--- Problem description ---
Find every line with the word "LaTeX" and report how many there are, without any other text.

— START OF Data provided —

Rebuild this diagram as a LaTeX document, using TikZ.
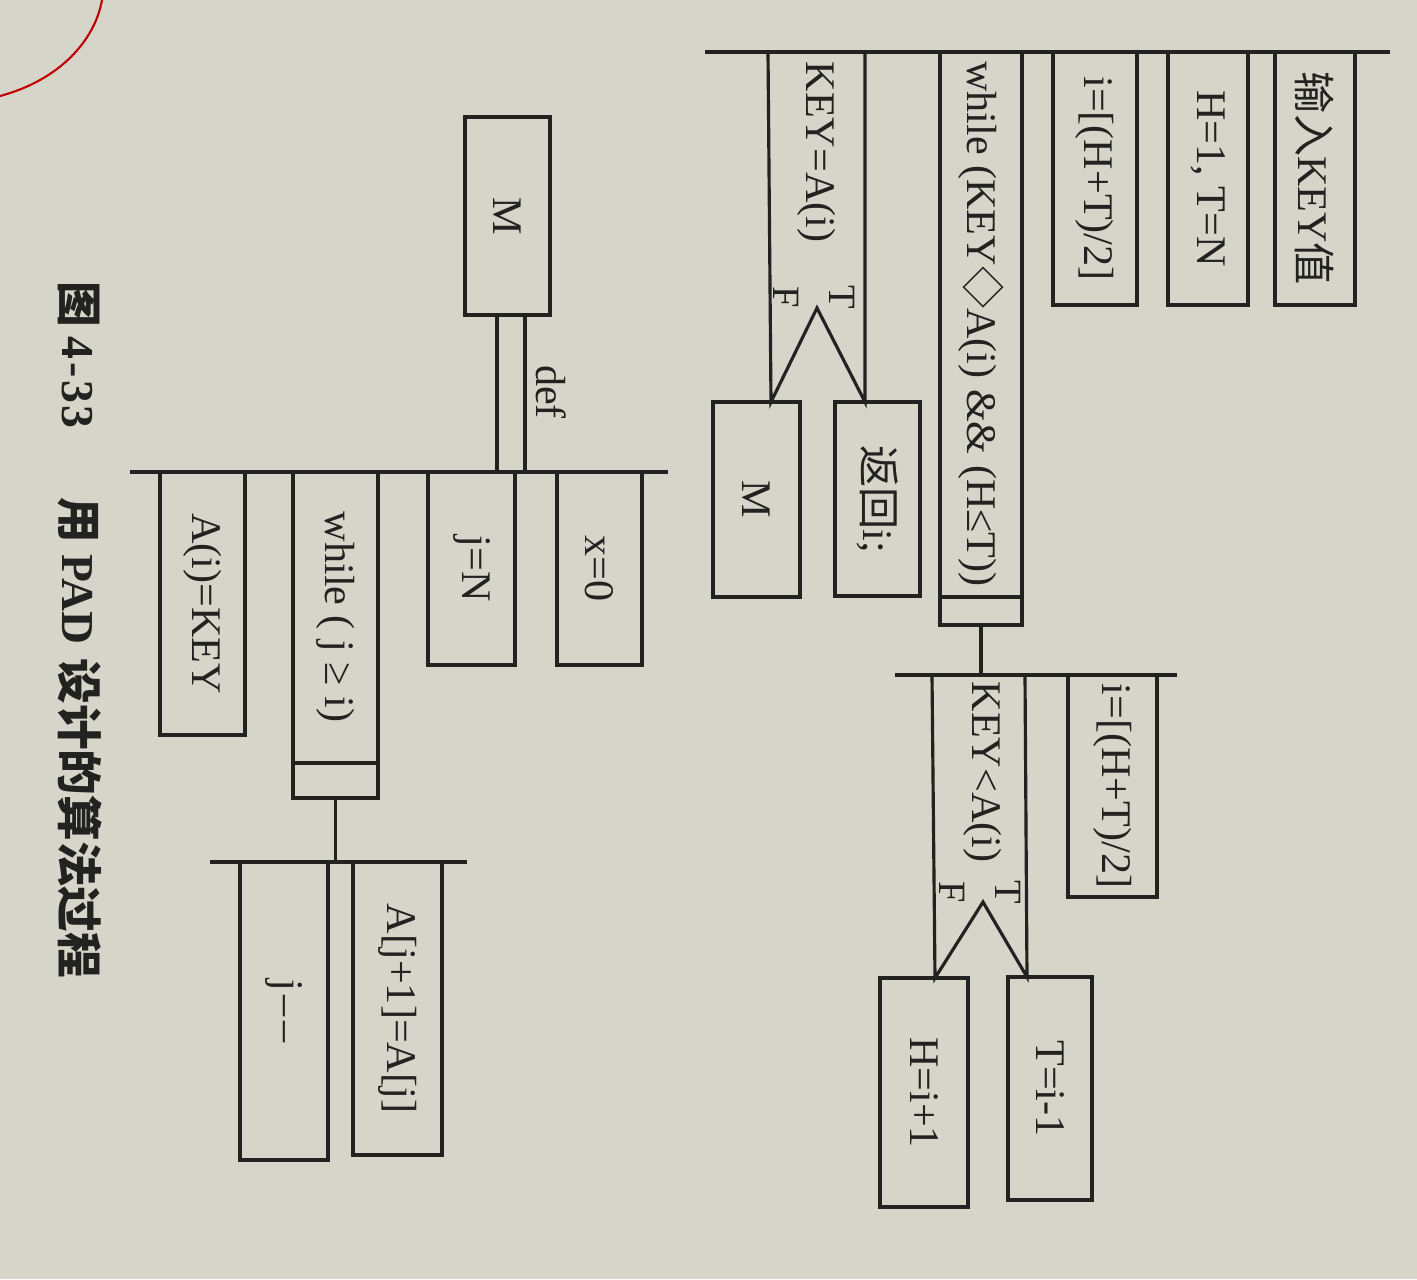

— END OF Data provided —
— START OF Data provided —

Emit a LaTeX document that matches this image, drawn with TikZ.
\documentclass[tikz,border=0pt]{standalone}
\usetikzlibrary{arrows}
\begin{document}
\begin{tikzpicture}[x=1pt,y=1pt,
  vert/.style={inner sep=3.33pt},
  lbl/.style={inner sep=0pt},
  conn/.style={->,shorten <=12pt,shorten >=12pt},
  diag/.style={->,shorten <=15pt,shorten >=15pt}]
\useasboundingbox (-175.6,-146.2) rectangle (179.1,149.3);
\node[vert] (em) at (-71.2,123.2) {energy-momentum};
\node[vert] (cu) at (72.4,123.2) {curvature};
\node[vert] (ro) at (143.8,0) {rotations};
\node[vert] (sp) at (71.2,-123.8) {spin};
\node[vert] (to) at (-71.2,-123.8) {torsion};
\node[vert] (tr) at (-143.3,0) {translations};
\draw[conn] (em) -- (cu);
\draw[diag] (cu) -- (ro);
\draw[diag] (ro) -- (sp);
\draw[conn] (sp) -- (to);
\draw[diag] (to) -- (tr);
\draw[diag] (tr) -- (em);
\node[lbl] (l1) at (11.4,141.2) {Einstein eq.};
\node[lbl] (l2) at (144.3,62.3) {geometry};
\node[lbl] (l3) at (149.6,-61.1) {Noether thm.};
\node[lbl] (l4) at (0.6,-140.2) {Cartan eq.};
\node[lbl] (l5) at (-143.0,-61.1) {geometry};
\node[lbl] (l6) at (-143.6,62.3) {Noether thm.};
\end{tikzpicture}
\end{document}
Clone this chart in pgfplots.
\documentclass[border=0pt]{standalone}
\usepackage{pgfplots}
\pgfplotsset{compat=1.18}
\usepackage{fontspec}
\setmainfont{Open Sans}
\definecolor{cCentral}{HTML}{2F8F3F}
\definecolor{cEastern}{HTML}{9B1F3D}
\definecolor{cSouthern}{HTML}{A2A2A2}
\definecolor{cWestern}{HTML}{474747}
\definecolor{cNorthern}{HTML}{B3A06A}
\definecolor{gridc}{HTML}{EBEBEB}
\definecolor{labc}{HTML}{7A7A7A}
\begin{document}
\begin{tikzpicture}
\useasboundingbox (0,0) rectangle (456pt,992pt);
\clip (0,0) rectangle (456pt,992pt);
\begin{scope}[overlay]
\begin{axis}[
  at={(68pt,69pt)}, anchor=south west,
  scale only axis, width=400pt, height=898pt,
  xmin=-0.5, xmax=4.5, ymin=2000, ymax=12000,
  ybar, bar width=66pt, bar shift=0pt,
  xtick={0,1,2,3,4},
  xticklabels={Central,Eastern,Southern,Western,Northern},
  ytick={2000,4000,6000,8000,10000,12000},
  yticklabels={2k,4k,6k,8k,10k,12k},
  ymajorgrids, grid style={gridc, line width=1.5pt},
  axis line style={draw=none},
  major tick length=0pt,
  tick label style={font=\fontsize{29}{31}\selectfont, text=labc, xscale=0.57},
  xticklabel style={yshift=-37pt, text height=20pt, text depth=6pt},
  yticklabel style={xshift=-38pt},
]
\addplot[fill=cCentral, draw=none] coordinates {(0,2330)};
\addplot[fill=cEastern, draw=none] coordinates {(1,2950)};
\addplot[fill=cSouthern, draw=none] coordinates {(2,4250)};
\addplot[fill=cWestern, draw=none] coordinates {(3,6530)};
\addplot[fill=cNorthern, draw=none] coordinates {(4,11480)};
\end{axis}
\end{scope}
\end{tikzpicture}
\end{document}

— END OF Data provided —

--- Output for this task ---
2